**Stored records**
------------------------
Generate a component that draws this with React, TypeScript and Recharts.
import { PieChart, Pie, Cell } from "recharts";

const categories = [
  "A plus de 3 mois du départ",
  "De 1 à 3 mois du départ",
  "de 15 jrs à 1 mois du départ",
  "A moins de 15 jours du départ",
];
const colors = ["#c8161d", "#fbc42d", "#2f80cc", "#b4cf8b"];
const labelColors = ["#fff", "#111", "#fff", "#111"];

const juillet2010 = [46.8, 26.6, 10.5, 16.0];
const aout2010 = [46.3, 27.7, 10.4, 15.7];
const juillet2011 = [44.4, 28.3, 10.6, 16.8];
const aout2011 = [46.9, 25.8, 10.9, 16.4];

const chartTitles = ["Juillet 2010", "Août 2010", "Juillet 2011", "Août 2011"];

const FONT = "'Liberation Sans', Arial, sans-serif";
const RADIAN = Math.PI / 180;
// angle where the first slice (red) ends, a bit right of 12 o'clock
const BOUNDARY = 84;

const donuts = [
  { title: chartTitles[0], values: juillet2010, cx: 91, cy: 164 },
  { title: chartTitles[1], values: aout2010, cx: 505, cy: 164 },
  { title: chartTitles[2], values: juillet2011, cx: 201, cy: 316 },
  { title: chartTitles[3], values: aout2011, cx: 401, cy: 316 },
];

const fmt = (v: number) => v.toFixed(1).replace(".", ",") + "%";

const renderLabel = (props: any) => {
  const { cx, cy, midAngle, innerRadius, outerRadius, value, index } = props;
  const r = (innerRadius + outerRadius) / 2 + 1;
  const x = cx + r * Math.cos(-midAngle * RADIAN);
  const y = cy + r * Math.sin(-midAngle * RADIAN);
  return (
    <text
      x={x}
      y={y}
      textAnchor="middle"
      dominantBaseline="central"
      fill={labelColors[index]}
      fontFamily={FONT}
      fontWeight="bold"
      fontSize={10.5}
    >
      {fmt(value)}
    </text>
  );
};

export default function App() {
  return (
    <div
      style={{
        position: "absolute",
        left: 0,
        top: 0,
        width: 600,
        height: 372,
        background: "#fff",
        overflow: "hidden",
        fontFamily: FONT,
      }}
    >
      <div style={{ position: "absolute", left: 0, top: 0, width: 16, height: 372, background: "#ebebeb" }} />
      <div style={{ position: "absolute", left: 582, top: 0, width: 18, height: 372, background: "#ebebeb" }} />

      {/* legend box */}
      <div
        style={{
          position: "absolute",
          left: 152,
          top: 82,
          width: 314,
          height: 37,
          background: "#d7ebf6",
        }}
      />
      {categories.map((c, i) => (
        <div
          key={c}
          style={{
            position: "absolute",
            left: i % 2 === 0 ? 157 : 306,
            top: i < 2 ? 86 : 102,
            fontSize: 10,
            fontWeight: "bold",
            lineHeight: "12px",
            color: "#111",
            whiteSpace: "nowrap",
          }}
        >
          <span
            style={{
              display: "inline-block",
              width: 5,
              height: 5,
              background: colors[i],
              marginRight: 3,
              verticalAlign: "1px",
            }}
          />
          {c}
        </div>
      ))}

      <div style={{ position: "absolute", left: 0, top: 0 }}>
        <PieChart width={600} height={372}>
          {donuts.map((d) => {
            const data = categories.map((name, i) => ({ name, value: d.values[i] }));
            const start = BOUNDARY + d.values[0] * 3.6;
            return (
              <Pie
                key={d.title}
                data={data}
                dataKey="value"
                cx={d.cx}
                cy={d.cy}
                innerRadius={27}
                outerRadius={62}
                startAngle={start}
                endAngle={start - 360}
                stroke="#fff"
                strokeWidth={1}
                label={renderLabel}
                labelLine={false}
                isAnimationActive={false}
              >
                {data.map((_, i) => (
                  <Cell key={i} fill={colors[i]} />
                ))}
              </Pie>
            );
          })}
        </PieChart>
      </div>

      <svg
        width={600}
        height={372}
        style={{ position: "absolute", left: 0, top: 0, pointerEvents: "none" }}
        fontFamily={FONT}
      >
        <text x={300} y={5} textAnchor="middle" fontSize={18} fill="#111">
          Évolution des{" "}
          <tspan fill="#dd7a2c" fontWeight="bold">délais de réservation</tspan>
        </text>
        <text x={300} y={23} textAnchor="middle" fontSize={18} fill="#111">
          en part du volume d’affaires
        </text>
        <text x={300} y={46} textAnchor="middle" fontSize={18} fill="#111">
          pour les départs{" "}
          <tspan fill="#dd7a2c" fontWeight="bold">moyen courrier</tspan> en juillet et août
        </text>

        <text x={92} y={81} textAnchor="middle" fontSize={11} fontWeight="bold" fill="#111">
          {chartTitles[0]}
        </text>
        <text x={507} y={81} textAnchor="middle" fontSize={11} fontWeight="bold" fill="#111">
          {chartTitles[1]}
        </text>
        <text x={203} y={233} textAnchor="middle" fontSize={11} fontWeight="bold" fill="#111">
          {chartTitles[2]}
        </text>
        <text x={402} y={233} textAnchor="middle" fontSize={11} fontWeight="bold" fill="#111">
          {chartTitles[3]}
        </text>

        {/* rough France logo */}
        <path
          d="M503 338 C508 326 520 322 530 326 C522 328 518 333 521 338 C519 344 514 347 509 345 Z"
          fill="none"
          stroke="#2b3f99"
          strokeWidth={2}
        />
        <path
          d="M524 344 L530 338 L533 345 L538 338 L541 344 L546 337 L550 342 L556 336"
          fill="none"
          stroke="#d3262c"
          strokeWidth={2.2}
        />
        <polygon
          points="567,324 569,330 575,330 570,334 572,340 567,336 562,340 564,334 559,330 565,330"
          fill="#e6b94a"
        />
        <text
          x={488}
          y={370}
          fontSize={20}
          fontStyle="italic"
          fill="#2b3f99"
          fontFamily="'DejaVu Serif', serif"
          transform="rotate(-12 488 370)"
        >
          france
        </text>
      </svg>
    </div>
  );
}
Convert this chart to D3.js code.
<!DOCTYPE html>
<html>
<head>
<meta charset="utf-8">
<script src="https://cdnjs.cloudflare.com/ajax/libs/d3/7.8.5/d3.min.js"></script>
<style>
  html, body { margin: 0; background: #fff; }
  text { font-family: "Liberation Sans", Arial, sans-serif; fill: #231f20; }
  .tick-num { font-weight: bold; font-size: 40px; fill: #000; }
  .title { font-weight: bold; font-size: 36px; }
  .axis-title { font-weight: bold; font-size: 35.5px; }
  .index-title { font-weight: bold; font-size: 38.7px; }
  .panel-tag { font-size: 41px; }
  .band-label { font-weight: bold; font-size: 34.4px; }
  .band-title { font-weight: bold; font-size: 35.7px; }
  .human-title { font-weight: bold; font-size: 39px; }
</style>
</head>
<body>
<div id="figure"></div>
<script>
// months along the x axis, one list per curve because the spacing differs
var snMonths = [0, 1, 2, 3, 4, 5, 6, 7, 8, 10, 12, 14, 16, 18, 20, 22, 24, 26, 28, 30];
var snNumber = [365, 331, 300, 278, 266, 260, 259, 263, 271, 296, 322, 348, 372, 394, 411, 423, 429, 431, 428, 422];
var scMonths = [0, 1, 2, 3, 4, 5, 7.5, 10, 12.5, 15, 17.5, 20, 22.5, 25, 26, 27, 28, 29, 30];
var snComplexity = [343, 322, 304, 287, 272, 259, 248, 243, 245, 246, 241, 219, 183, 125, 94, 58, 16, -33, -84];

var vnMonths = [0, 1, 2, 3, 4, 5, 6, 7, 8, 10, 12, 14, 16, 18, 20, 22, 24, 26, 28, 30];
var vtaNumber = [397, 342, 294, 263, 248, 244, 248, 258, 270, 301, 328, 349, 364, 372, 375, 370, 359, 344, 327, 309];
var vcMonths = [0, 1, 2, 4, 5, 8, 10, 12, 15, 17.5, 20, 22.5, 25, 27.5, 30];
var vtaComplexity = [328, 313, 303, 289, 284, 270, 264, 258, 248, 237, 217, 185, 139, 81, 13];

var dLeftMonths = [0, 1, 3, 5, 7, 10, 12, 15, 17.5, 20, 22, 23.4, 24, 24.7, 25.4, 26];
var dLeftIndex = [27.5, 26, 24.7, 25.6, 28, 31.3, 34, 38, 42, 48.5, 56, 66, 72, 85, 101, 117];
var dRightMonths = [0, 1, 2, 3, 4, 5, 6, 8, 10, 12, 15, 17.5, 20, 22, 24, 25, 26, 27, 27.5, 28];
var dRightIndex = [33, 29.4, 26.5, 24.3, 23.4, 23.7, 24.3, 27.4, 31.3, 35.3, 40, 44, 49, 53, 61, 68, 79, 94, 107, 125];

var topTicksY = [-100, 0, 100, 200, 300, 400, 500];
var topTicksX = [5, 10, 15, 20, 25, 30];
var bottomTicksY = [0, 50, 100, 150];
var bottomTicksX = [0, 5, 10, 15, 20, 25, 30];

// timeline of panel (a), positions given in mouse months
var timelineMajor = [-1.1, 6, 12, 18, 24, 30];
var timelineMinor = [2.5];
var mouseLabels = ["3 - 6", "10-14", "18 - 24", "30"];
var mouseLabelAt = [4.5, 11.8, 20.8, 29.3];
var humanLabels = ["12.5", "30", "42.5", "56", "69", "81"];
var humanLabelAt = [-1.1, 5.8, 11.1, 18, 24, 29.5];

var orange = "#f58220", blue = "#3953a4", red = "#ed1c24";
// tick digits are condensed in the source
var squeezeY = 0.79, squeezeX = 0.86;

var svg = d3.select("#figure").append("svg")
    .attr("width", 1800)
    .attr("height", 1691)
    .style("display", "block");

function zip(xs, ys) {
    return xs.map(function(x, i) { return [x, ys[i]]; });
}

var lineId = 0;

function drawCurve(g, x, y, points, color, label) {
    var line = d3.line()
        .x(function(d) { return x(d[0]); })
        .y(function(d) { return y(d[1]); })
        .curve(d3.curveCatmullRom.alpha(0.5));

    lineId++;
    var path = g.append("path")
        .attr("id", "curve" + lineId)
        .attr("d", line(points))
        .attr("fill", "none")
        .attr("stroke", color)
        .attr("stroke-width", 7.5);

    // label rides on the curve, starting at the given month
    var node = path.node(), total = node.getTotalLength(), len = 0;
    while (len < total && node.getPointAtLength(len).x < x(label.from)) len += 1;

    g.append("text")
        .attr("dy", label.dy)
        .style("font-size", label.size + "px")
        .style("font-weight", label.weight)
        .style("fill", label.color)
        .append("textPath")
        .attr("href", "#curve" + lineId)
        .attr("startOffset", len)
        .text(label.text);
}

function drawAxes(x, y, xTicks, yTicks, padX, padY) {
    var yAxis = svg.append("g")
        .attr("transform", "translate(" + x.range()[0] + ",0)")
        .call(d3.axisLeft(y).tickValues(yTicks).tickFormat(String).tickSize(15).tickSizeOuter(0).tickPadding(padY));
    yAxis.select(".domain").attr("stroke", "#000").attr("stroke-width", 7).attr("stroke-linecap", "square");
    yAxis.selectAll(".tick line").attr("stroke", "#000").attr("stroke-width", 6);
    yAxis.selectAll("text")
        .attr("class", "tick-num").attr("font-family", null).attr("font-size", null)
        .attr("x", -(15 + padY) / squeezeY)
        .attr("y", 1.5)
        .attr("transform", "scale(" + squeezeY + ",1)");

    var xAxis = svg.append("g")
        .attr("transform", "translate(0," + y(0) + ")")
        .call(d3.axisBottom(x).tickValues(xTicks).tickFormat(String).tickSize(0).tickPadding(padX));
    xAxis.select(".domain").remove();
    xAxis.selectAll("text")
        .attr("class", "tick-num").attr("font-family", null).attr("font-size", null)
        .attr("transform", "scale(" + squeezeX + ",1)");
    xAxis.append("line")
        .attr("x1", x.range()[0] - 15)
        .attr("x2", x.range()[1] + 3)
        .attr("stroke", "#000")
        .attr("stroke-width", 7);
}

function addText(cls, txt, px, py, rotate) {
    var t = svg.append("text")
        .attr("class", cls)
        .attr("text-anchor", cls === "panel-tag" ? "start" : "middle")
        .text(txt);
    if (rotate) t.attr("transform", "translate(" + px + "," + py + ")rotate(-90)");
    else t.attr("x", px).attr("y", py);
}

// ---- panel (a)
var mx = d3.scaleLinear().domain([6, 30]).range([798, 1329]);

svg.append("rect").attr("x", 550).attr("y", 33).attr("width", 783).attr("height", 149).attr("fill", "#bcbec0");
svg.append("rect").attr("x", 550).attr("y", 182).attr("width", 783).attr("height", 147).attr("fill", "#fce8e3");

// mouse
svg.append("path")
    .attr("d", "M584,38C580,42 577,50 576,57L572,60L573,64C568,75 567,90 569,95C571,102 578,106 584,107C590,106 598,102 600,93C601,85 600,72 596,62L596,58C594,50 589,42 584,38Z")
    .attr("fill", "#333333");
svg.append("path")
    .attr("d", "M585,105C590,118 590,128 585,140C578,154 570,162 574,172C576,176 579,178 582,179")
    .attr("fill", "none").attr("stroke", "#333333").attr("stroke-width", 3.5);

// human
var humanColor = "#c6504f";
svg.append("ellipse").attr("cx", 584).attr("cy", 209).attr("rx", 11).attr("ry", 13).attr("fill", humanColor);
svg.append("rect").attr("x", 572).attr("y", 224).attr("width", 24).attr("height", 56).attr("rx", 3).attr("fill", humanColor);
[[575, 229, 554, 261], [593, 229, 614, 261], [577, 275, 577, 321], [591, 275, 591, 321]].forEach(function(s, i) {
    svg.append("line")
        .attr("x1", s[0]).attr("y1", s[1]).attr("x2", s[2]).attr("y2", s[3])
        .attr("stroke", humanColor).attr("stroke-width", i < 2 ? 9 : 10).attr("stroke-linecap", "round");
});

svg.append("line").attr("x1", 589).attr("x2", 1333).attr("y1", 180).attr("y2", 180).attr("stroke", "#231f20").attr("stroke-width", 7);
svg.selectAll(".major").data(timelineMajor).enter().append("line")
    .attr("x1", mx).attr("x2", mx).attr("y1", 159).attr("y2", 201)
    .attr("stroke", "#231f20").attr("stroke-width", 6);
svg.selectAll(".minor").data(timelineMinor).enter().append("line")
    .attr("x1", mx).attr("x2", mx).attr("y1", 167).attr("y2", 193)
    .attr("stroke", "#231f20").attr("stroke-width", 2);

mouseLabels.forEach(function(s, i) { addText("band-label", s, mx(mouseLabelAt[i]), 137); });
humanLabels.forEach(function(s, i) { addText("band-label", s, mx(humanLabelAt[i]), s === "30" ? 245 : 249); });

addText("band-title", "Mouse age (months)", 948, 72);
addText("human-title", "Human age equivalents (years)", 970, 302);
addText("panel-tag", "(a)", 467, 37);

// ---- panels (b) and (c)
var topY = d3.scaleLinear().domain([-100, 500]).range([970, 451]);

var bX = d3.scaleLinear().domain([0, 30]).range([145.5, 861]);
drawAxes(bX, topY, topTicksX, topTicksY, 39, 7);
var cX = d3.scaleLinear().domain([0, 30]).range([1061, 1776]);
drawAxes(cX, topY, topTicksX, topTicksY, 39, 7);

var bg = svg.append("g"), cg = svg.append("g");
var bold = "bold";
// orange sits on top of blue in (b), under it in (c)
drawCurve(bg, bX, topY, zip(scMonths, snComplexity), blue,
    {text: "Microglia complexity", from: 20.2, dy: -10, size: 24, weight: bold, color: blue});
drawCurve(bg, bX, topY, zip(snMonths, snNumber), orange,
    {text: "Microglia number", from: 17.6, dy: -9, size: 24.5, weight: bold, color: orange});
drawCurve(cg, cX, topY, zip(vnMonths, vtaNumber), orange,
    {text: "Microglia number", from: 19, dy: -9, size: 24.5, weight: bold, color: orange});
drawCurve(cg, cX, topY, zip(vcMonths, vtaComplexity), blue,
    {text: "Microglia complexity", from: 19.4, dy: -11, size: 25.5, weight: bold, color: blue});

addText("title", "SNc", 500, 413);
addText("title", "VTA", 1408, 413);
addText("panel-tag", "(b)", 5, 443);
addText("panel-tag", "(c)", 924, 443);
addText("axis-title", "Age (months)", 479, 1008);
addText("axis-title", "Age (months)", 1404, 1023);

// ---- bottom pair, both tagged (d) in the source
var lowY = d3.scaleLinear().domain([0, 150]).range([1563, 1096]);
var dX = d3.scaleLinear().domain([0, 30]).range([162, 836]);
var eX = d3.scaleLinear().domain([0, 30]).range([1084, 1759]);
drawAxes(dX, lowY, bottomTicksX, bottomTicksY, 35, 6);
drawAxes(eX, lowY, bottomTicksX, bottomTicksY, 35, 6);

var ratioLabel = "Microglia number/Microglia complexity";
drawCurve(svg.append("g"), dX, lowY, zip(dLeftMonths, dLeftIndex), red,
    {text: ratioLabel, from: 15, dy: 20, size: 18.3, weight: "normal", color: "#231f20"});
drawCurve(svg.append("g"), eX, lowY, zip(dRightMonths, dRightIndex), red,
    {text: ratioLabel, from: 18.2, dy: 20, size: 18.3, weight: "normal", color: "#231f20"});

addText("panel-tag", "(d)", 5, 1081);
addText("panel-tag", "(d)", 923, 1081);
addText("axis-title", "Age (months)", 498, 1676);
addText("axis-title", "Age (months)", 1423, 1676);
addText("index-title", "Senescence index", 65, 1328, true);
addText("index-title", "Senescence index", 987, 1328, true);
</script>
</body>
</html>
------------------------
**Instructions to follow**
Return the opening line of the data and every line after it through the line containing "PieChart, Pie, Cell", please, exactly as written and with nothing added.

**Exercise result**
Generate a component that draws this with React, TypeScript and Recharts.
import { PieChart, Pie, Cell } from "recharts";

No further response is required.